Aim of the exercise
Beneath this line sits some data. Return only its lines from the one holding "Emit a LaTeX" through the one holding "(0,0) rectangle (579,771);", inclusive, exactly, with the images removed.

-- START --

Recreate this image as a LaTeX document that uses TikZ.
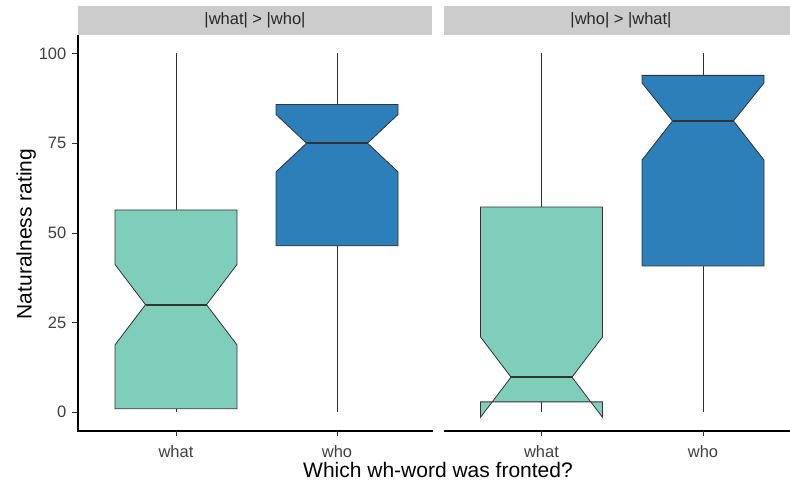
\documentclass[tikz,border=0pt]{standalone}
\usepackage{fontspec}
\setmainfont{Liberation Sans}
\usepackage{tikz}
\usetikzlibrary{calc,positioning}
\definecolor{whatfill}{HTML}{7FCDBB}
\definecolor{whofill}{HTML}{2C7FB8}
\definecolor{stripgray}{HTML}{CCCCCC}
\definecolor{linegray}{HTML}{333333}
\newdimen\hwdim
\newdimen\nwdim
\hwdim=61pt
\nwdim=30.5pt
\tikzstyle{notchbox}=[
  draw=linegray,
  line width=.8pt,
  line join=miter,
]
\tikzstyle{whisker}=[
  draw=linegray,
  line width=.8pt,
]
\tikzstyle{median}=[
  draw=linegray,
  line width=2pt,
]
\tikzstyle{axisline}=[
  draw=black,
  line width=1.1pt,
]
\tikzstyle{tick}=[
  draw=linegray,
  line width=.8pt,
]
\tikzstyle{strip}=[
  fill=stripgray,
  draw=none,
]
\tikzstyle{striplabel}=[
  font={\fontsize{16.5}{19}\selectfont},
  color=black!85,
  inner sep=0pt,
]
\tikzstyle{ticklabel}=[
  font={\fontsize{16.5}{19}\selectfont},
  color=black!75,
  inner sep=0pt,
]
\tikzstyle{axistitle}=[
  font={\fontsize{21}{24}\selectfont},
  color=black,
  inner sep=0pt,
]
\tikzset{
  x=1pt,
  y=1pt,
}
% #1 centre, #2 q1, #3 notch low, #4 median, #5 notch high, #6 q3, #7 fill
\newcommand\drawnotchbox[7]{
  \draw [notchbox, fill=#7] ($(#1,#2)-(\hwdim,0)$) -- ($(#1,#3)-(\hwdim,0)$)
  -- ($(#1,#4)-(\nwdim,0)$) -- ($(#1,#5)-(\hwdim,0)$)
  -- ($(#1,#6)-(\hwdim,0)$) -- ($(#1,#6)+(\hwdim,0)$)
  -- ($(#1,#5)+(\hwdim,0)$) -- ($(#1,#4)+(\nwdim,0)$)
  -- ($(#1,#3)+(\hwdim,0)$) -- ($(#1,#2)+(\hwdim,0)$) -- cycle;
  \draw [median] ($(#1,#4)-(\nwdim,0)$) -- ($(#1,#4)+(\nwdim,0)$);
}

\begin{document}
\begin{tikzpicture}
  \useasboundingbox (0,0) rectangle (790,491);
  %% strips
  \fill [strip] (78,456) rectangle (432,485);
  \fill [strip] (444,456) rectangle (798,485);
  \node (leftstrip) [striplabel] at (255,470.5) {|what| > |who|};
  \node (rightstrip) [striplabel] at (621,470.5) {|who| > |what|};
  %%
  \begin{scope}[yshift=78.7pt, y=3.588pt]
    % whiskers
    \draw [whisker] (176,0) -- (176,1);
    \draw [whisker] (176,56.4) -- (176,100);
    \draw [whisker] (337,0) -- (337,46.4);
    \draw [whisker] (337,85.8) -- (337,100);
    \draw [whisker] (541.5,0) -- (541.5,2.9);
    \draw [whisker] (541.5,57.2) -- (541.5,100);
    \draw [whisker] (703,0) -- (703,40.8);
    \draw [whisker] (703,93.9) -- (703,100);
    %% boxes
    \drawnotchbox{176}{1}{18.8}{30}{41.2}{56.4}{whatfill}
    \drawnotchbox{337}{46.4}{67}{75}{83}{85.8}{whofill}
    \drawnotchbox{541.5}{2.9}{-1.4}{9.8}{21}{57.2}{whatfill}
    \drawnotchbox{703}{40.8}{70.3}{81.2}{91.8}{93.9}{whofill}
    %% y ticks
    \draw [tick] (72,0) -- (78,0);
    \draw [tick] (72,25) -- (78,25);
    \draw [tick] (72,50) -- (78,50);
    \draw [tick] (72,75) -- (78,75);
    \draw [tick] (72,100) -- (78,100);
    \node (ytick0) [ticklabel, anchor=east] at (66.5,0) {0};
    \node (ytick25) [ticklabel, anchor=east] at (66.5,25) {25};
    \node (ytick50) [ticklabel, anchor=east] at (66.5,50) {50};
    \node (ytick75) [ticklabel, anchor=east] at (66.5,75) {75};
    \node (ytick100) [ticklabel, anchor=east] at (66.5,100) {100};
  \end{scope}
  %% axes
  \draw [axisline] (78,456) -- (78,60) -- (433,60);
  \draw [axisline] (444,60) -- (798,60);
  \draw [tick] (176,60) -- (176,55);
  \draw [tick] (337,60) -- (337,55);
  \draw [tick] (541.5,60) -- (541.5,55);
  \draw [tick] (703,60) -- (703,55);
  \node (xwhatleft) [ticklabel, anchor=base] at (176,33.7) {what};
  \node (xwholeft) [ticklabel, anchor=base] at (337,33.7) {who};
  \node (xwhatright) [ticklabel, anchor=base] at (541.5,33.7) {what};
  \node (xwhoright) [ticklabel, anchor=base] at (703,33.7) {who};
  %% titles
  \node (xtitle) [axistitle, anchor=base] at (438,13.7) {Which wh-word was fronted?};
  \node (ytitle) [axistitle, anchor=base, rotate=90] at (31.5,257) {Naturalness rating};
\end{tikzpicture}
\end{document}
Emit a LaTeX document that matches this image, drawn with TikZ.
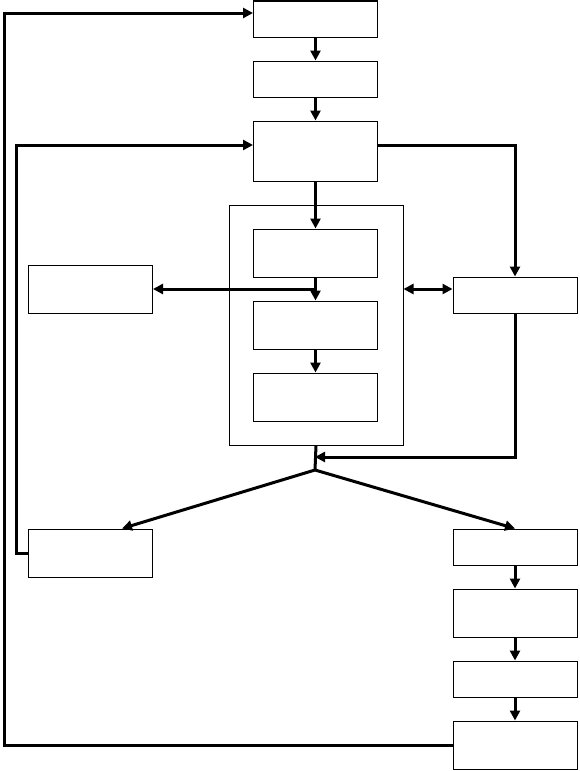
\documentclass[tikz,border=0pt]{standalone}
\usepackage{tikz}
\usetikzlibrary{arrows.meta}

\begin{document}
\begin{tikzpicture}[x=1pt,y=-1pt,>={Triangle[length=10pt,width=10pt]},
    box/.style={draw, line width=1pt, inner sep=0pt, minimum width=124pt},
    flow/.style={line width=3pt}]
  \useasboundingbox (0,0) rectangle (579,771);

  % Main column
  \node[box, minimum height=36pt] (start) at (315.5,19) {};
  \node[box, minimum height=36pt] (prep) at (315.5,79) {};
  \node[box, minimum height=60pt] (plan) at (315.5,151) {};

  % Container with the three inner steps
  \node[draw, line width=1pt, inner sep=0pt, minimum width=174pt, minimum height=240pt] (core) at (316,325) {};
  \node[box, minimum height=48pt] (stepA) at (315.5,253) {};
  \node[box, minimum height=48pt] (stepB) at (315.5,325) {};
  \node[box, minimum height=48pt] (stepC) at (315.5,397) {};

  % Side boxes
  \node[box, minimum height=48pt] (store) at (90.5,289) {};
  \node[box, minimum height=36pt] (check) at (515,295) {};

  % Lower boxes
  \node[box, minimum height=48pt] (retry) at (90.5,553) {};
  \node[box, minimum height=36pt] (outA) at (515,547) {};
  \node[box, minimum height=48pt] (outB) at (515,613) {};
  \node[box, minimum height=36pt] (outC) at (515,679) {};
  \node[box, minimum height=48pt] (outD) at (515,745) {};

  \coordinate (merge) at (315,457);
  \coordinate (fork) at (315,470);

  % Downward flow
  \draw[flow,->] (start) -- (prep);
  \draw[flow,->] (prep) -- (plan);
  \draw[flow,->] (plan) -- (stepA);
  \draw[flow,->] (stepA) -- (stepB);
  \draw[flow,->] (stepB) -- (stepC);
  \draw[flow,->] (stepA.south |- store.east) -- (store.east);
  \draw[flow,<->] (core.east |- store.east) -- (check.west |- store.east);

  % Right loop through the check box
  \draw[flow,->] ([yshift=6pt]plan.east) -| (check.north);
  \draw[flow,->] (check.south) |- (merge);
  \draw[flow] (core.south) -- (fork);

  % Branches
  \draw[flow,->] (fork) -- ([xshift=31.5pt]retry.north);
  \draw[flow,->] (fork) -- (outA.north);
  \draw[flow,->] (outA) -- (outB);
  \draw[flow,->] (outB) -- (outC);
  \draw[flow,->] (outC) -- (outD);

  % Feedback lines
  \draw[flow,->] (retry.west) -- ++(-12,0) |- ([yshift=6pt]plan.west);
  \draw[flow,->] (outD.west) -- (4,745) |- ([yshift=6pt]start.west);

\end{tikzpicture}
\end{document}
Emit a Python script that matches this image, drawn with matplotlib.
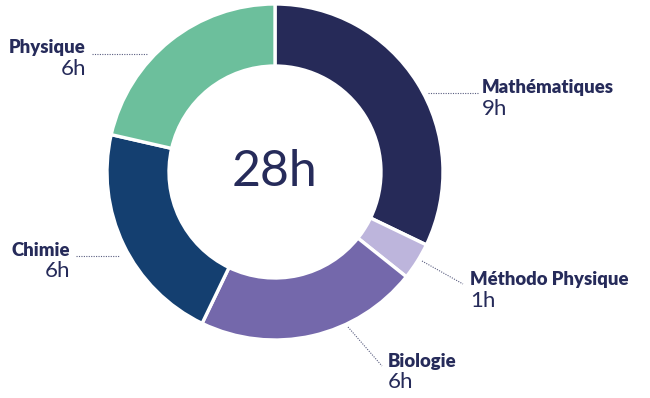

-- END --

Expected answer
Emit a LaTeX document that matches this image, drawn with TikZ.
\documentclass[tikz,border=0pt]{standalone}
\usepackage{tikz}
\usetikzlibrary{arrows.meta}

\begin{document}
\begin{tikzpicture}[x=1pt,y=-1pt,>={Triangle[length=10pt,width=10pt]},
    box/.style={draw, line width=1pt, inner sep=0pt, minimum width=124pt},
    flow/.style={line width=3pt}]
  \useasboundingbox (0,0) rectangle (579,771);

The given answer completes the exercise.